Das 35 famílias que moram nos 807 hectares de terras, 13 dizem viver em lotes "sem condições de vida". Para complementar a renda, trabalham fora parte do dia, fazendo bico em construções, plantações ou granjas.
O projeto do Lagoa do Junco nasceu em 1995 e, na seqüência, criou-se a Cooperativa de Produção Agropecuária dos Assentados de Tapes. O desafio era produzir arroz irrigado e vegetais de maneira orgânica. O êxito na produção sustentável não evitou, no entanto, que parte das 35 famílias que compunham originalmente a cooperativa deixassem o grupo.
A partir daí, segundo o assentado Nilton Mezzomo, 32, os "dissidentes" passaram a ter difícil acesso à água do açude que garante a irrigação do arroz. "A gente ganhou lotes ruins, com terra arenosa e sem condições de plantar." Para sustentar mulher e três filhos, Mezzomo faz bicos como pedreiro. "Acho importante ver que existem contradições no que dizem assentamento-modelo", diz ele, que reclama da falta de apoio da cooperativa.
Mezzomo vive há nove anos no local, depois de quatro anos e meio em um acampamento do MST (Movimento dos Trabalhadores Rurais Sem Terra).
A Cooperativa Central dos Assentamentos no Rio Grande do Sul, diz que não considera "nenhum assentamento modelo", porque "eles têm problemas como qualquer bairro ou cidade". Mesmo assim, defende que a produção agroecológica de Tapes é uma experiência interessante, e por isso a Via Campesina organizou a visita de Chávez.
Além disso, a cooperativa diz que o MST organiza as famílias "politicamente" e que as questões de infra-estrutura "cabem ao Incra" (Instituto Nacional de Colonização e Reforma Agrária).

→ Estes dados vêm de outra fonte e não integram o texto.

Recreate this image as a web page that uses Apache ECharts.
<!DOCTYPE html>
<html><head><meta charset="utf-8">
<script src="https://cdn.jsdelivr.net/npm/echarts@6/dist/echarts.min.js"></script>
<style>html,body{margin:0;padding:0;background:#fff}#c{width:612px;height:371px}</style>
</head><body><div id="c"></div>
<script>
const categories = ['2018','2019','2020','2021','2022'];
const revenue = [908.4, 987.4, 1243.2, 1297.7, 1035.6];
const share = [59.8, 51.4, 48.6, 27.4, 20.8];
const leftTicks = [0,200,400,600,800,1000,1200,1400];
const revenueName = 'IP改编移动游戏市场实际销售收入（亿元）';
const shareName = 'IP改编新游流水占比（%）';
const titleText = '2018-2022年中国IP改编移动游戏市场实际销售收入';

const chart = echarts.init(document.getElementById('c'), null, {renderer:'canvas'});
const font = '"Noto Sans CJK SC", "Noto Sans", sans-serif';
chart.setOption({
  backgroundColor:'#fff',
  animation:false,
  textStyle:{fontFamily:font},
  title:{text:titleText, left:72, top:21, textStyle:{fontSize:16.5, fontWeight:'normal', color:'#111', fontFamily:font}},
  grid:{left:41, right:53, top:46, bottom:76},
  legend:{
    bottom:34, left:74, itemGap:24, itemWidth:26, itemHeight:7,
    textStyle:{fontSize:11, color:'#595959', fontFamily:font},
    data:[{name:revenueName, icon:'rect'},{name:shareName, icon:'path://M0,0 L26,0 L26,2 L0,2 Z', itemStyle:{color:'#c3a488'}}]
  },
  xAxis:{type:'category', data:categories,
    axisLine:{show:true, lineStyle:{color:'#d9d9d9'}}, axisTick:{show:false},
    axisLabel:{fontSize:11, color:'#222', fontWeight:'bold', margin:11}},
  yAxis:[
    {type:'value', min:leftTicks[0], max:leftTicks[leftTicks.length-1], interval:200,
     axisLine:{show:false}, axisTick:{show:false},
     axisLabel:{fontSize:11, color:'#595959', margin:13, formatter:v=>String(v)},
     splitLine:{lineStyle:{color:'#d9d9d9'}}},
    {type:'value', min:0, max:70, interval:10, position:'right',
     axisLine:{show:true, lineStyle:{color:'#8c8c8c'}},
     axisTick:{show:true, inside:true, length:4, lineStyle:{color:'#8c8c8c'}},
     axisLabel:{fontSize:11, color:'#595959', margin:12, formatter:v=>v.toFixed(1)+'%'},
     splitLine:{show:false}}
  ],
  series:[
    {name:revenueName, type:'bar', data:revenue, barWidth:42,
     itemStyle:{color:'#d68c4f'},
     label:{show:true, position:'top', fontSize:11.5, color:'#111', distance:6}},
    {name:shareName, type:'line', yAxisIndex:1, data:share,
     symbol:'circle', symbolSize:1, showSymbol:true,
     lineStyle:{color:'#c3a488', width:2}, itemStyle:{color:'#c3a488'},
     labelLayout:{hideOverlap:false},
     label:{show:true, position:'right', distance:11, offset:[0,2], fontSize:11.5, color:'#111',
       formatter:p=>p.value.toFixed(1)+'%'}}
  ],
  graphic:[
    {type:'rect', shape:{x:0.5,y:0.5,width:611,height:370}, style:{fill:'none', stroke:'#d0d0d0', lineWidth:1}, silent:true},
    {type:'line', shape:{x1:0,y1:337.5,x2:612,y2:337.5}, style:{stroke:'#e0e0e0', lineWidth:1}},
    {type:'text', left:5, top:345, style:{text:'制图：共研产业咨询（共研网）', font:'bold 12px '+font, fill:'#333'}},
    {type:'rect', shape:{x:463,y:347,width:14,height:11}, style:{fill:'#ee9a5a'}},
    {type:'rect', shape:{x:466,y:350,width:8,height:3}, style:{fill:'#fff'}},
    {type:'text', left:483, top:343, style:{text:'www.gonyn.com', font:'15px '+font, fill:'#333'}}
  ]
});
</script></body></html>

Segundo o Incra, os estudos para a remarcação do assentamento estão em andamento. A assessoria do órgão diz que a situação ocorre em razão de o local ter sido projetado para "exploração conjunta", e a dissidência teria causado problemas no uso da água do açude.

Programação
Chávez chega hoje a Porto Alegre e deve seguir para o assentamento de helicóptero. Existe a possibilidade de o venezuelano apresentar, de Tapes, seu programa de TV e rádio. À tarde, dá coletiva e participa de evento no ginásio de esportes Gigantinho -o mesmo em que Lula discursou.
No assentamento, Chávez deve assinar protocolo de intenções para a criação da Escola Latino-Americana de Agroecologia, uma parceria entre o governo da Venezuela, universidades do país, o Paraná e a Via Campesina.

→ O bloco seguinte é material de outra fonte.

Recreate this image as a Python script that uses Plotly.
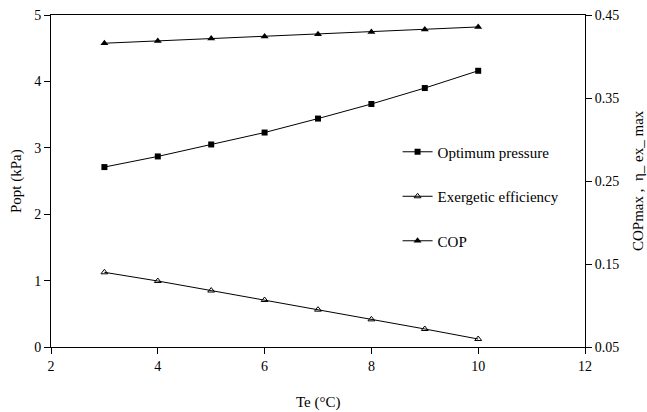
import plotly.graph_objects as go

te = [3, 4, 5, 6, 7, 8, 9, 10]
opt_pressure = [2.71, 2.87, 3.05, 3.23, 3.44, 3.66, 3.90, 4.16]
exergetic_eff = [0.140, 0.1295, 0.118, 0.1066, 0.095, 0.0833, 0.0717, 0.0596]
cop = [0.416, 0.4187, 0.4216, 0.424, 0.4268, 0.4296, 0.4324, 0.4356]

FONT = "Liberation Serif"

fig = go.Figure()
fig.add_trace(go.Scatter(x=te, y=opt_pressure, name="Optimum pressure", mode="lines+markers",
                         legendgroup="a",
                         line=dict(color="black", width=1),
                         marker=dict(symbol="square", size=6, color="black")))
fig.add_trace(go.Scatter(x=te, y=exergetic_eff, name="Exergetic efficiency", mode="lines+markers",
                         legendgroup="b",
                         yaxis="y2", line=dict(color="black", width=1),
                         marker=dict(symbol="triangle-up-open", size=6, color="black", line=dict(width=1))))
fig.add_trace(go.Scatter(x=te, y=cop, name="COP", mode="lines+markers",
                         legendgroup="c",
                         yaxis="y2", line=dict(color="black", width=1),
                         marker=dict(symbol="triangle-up", size=7, color="black")))

axis_common = dict(showline=True, linecolor="black", linewidth=1, ticks="outside",
                   ticklen=6, tickcolor="black", showgrid=False, zeroline=False,
                   automargin=False,
                   tickfont=dict(family=FONT, size=14, color="black"))

fig.update_layout(
    width=647, height=412,
    margin=dict(l=51, r=62, t=15, b=65),
    plot_bgcolor="white", paper_bgcolor="white",
    font=dict(family=FONT, size=14, color="black"),
    xaxis=dict(range=[2, 12], dtick=2, mirror=True, **axis_common),
    yaxis=dict(range=[0, 5], dtick=1, **axis_common),
    yaxis2=dict(range=[0.05, 0.45], dtick=0.1, tick0=0.05, tickformat=".2f",
                overlaying="y", side="right", **axis_common),
    legend=dict(x=0.649, y=0.637, xanchor="left", yanchor="top",
                bgcolor="rgba(0,0,0,0)", itemwidth=30, tracegroupgap=22,
                font=dict(family=FONT, size=15)),
    showlegend=True,
    annotations=[
        dict(text="Te (°C)", xref="paper", yref="paper", x=0.5, y=0, yshift=-55,
             showarrow=False, xanchor="center", yanchor="middle", font=dict(family=FONT, size=15)),
        dict(text="Popt (kPa)", xref="paper", yref="paper", x=0, y=0.5, xshift=-35,
             textangle=-90, showarrow=False, xanchor="center", yanchor="middle",
             font=dict(family=FONT, size=15)),
        dict(text="COPmax ,  η_ ex_ max", xref="paper", yref="paper", x=1, y=0.5, xshift=53,
             textangle=-90, showarrow=False, xanchor="center", yanchor="middle",
             font=dict(family=FONT, size=15)),
    ],
)

fig.write_html("out.html")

A partir do protocolo, devem começar discussões para definir como será o intercâmbio e a cooperação para ensinar técnicas de agroecologia usadas no Brasil.
O projeto pode contribuir para Chávez tirar do papel uma lei de reforma agrária de 2001. Em 2004, ele assinou decreto para "eliminar de forma progressiva o latifúndio nas zonas rurais" e "incorporar grupos da população e comunidades, garantindo o aproveitamento racional" das terras.